Work required
A line counts if it contains the string "page"; say how many such lines there are, giving only the number.
************
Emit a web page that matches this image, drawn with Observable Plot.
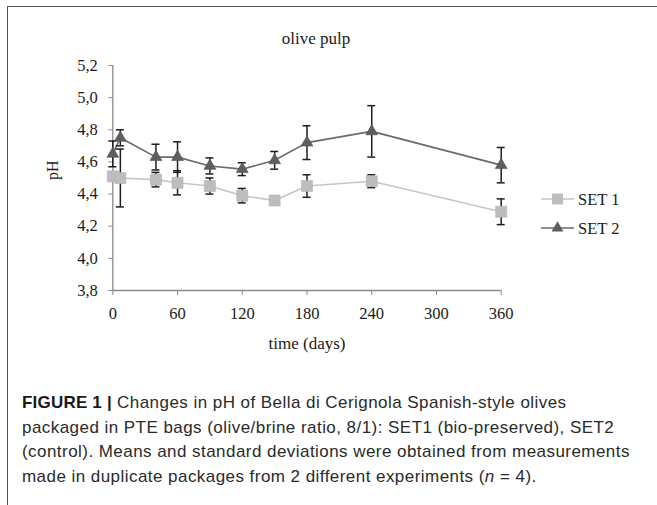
<!DOCTYPE html>
<html>
<head>
<meta charset="utf-8">
<script src="https://cdn.jsdelivr.net/npm/d3@7"></script>
<script src="https://cdn.jsdelivr.net/npm/@observablehq/plot@0.6"></script>
<style>
  html, body { margin: 0; padding: 0; background: #fff; }
  #fig { position: relative; width: 657px; height: 505px; overflow: hidden; background: #fff; }
  #frame { position: absolute; left: 7px; top: 6px; width: 700px; height: 600px;
           border-left: 1.5px solid #555; border-top: 1.5px solid #555; }
  #chart { position: absolute; left: 0; top: 0; }
  #title { position: absolute; left: 216px; width: 200px; top: 29px; text-align: center;
           font-family: "Liberation Serif", serif; font-size: 17px; color: #1a1a1a; }
  #legend { position: absolute; left: 0; top: 0; }
  #caption { position: absolute; left: 22px; top: 391px; white-space: nowrap;
             font-family: "Liberation Sans", Arial, sans-serif; font-size: 17px;
             letter-spacing: 0.45px; line-height: 24.5px; color: #2a2a2a; }
  #caption b { color: #1a1a1a; letter-spacing: 0.2px; }
</style>
</head>
<body>
<div id="fig">
  <div id="frame"></div>
  <div id="chart"></div>
  <div id="title">olive pulp</div>
  <svg id="legend" width="657" height="370"></svg>
  <div id="caption">
    <b>FIGURE 1 |</b> Changes in pH of Bella di Cerignola Spanish-style olives<br>
    packaged in PTE bags (olive/brine ratio, 8/1): SET1 (bio-preserved), SET2<br>
    (control). Means and standard deviations were obtained from measurements<br>
    made in duplicate packages from 2 different experiments (<i>n</i> = 4).
  </div>
</div>
<script>
// Sampling days and pH readings (means and standard deviations)
const days = [0, 7, 40, 60, 90, 120, 150, 180, 240, 360];
const set1 = [4.51, 4.50, 4.49, 4.47, 4.45, 4.39, 4.36, 4.45, 4.48, 4.29];
const set1Sd = [0.02, 0.18, 0.045, 0.075, 0.05, 0.045, 0.01, 0.07, 0.04, 0.08];
const set2 = [4.65, 4.75, 4.63, 4.63, 4.575, 4.555, 4.61, 4.72, 4.79, 4.58];
const set2Sd = [0.08, 0.05, 0.08, 0.095, 0.05, 0.04, 0.055, 0.105, 0.16, 0.11];

const xTicks = [0, 60, 120, 180, 240, 300, 360];
const yTicks = [3.8, 4.0, 4.2, 4.4, 4.6, 4.8, 5.0, 5.2];
const seriesNames = ["SET 1", "SET 2"];

const rows1 = days.map((d, i) => ({day: d, v: set1[i], sd: set1Sd[i]}));
const rows2 = days.map((d, i) => ({day: d, v: set2[i], sd: set2Sd[i]}));

const c1Line = "#c6c6c6", c1Fill = "#bdbdbd";
const c2Line = "#6a6a6a", c2Fill = "#5e5e5e";
const errColor = "#1e1e1e";

function errorBars(rows) {
  return [
    Plot.ruleX(rows, {x: "day", y1: d => d.v - d.sd, y2: d => d.v + d.sd, stroke: errColor, strokeWidth: 1.5}),
    Plot.ruleY(rows, {y: d => d.v + d.sd, x1: "day", x2: "day", insetLeft: -4, insetRight: -4, stroke: errColor, strokeWidth: 1.5}),
    Plot.ruleY(rows, {y: d => d.v - d.sd, x1: "day", x2: "day", insetLeft: -4, insetRight: -4, stroke: errColor, strokeWidth: 1.5})
  ];
}

const chart = Plot.plot({
  width: 657,
  height: 370,
  marginLeft: 112.3,
  marginRight: 156.3,
  marginTop: 65,
  marginBottom: 80,
  style: {fontFamily: "Liberation Serif, serif", fontSize: "16.5px", color: "#1a1a1a", background: "transparent"},
  x: {domain: [0, 360]},
  y: {domain: [3.8, 5.2]},
  marks: [
    Plot.ruleX([0], {stroke: "#8a8a8a", strokeWidth: 1.3}),
    Plot.ruleY([3.8], {stroke: "#8a8a8a", strokeWidth: 1.3}),
    Plot.axisX({ticks: xTicks, tickSize: 5, tickPadding: 12, label: null, stroke: "#8a8a8a", fontSize: 16.5}),
    Plot.axisY({ticks: yTicks, tickSize: 4, tickPadding: 11, label: null, stroke: "#8a8a8a", fontSize: 16.5,
                tickFormat: d => d.toFixed(1).replace(".", ",")}),
    Plot.text(["time (days)"], {frameAnchor: "bottom", dy: 58, fontSize: 17}),
    Plot.text(["pH"], {frameAnchor: "left", dx: -60, dy: 2, rotate: -90, fontSize: 16}),
    Plot.line(rows1, {x: "day", y: "v", stroke: c1Line, strokeWidth: 1.6}),
    Plot.line(rows2, {x: "day", y: "v", stroke: c2Line, strokeWidth: 1.6}),
    ...errorBars(rows1),
    ...errorBars(rows2),
    Plot.dot(rows1, {x: "day", y: "v", symbol: "square", r: 6.2, fill: c1Fill, stroke: "#b0b0b0", strokeWidth: 0.6}),
    Plot.dot(rows2, {x: "day", y: "v", symbol: "triangle", r: 4.4, fill: c2Fill, stroke: "#505050", strokeWidth: 0.6})
  ]
});
document.getElementById("chart").appendChild(chart);

// Legend: line segment with marker, followed by the series name
const legend = d3.select("#legend");
const legendItems = [
  {name: seriesNames[0], y: 199, line: c1Line, fill: c1Fill, symbol: d3.symbolSquare, r: 6.2},
  {name: seriesNames[1], y: 228, line: c2Line, fill: c2Fill, symbol: d3.symbolTriangle, r: 4.4}
];
for (const it of legendItems) {
  legend.append("line").attr("x1", 541).attr("x2", 574).attr("y1", it.y).attr("y2", it.y)
    .attr("stroke", it.line).attr("stroke-width", 1.6);
  legend.append("path").attr("transform", `translate(557.5,${it.y})`)
    .attr("d", d3.symbol(it.symbol, Math.PI * it.r * it.r)())
    .attr("fill", it.fill);
  legend.append("text").attr("x", 578).attr("y", it.y).attr("dy", "0.34em")
    .attr("font-family", "Liberation Serif, serif").attr("font-size", 16.5).attr("fill", "#1a1a1a")
    .text(it.name);
}
</script>
</body>
</html>
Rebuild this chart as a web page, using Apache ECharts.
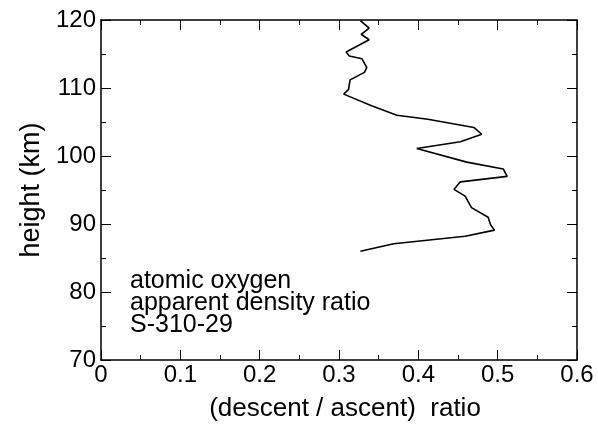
************
Answer to the exercise
2